その意図は「プロ野球の開催を待ち望むアメリカ(MLB)、日本(NPB)をはじめとした、全世界の野球ファンとともに歩む」というものだった。
新型コロナは球団の経営に暗い影を落としている。そんな中で中村さんはロッテのメッセージに励まされた。
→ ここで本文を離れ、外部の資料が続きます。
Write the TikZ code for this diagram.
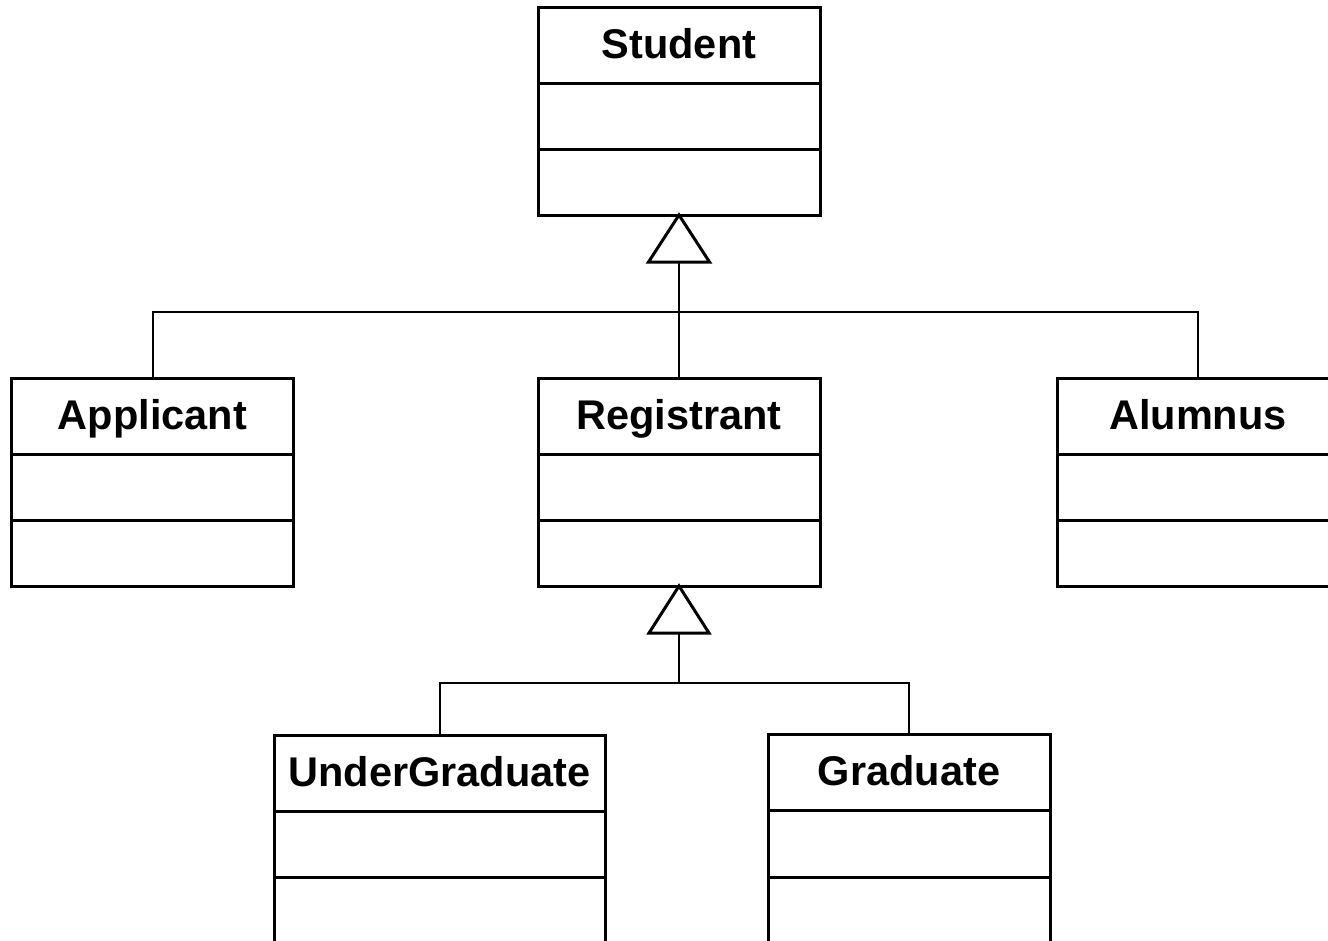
\documentclass[tikz,border=0pt]{standalone}
\usepackage{fontspec}
\setmainfont{Liberation Sans}
\usetikzlibrary{calc}
\tikzset{
  cls/.style={draw, rectangle, line width=3pt, minimum width=282pt, minimum height=208pt, inner sep=0pt, outer sep=0pt},
  ttl/.style={font=\bfseries\fontsize{41.5}{48}\selectfont, anchor=base, inner sep=0pt},
  sepline/.style={line width=3pt},
  conn/.style={line width=2pt},
  gen/.style={line width=3pt, fill=white, line join=miter},
}
\newcommand\umlclass[5]{%
  \node[cls, minimum width=#4pt] (#1) at (#2,#3+104) {};
  \node[ttl] (#1-t) at ($(#1.north)+(0,51)$) {#5};
  \draw[sepline] ($(#1.north west)+(0,76)$) -- ($(#1.north east)+(0,76)$);
  \draw[sepline] ($(#1.north west)+(0,142.5)$) -- ($(#1.north east)+(0,142.5)$);
}
\begin{document}
\begin{tikzpicture}[x=1pt,y=-1pt]
  \fill[white] (0,0) rectangle (1328,940);
  \useasboundingbox (0,0) rectangle (1328,940);
  \clip (0,0) rectangle (1328,940);
  \umlclass{stu}{679}{7}{282}{Student}
  \umlclass{app}{152.5}{378}{282}{Applicant}
  \umlclass{reg}{679}{378}{282}{Registrant}
  \umlclass{alu}{1198}{378}{282}{Alumnus}
  \umlclass{ug}{439.5}{735}{331}{UnderGraduate}
  \umlclass{gr}{909}{734.5}{282}{Graduate}
  % generalization Student
  \coordinate (stu-g) at ($(stu.south)+(0,47)$);
  \coordinate (j1) at (679,312);
  \draw[conn] (app.north) |- (j1) -| (alu.north);
  \draw[conn] (stu-g) -- (reg.north);
  \draw[gen] (stu.south) -- ++(-30.5,47) -- ++(61,0) -- cycle;
  % generalization Registrant
  \coordinate (reg-g) at ($(reg.south)+(0,47)$);
  \coordinate (j2) at (679,683);
  \draw[conn] (ug.north) |- (j2) -| (gr.north);
  \draw[conn] (reg-g) -- (j2);
  \draw[gen] (reg.south) -- ++(-30,47) -- ++(60,0) -- cycle;
\end{tikzpicture}
\end{document}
「こういう世の中でも野球を開催して観ていただいて、少しでも元気になっていただくことが、球団や選手ができることです」
そして中村さんには今とかつての思いが重なった。
「野球をやることで、『世の中が明るくなればいいな』というのは、震災(阪神・淡路大震災)の時もそうだったように、私たちの中に無意識のうちに、潜在意識としてあったのかもしれません」
中村さんはオリックスが迎えた最初のシーズン、1989年に球団に入社。95年、選手がユニフォームの右袖に「がんばろうKOBE」のワッペンをつけた時代を経験している。
韓国発の激励をキャッチし、オリックスが発した感謝の言葉。それはすぐに台湾に伝わった。中継を見たCPBLの国際部担当者がオリックス球団に連絡。喜びを伝え、ツイッターの公式アカウントで呼応した。
台湾はいち早く新型コロナの封じ込めに成功し、CPBLは4月12日にシーズンを開幕。その後、観客を入れて試合を開催している。その姿は世界の野球ファン、関係者に希望を与えている。
また韓国は選手、関係者から感染者を出すことなくリーグ運営を進め、徹底した対策の重要性を見せてきた。NPB事務局はKBOから情報提供を受け、対策マニュアルのすべての項目を参考にしている。
アジアが繋いだ感謝と励ましのバトン。次は6月19日に公式戦をスタートさせる日本が、太平洋を越えてMLBへと渡す番だ。
◇オリックスが開幕後もこのメッセージを掲出するかについて中村さんは、「スポンサー広告が優先になるので必ず出せるかはわかりませんが、もし隙間があれば表示されると思います」と話した。
[追記]ロッテジャイアンツ球団も公式フェイスブックページとインスタグラムで、オリックスのメッセージについて喜びの投稿を行った。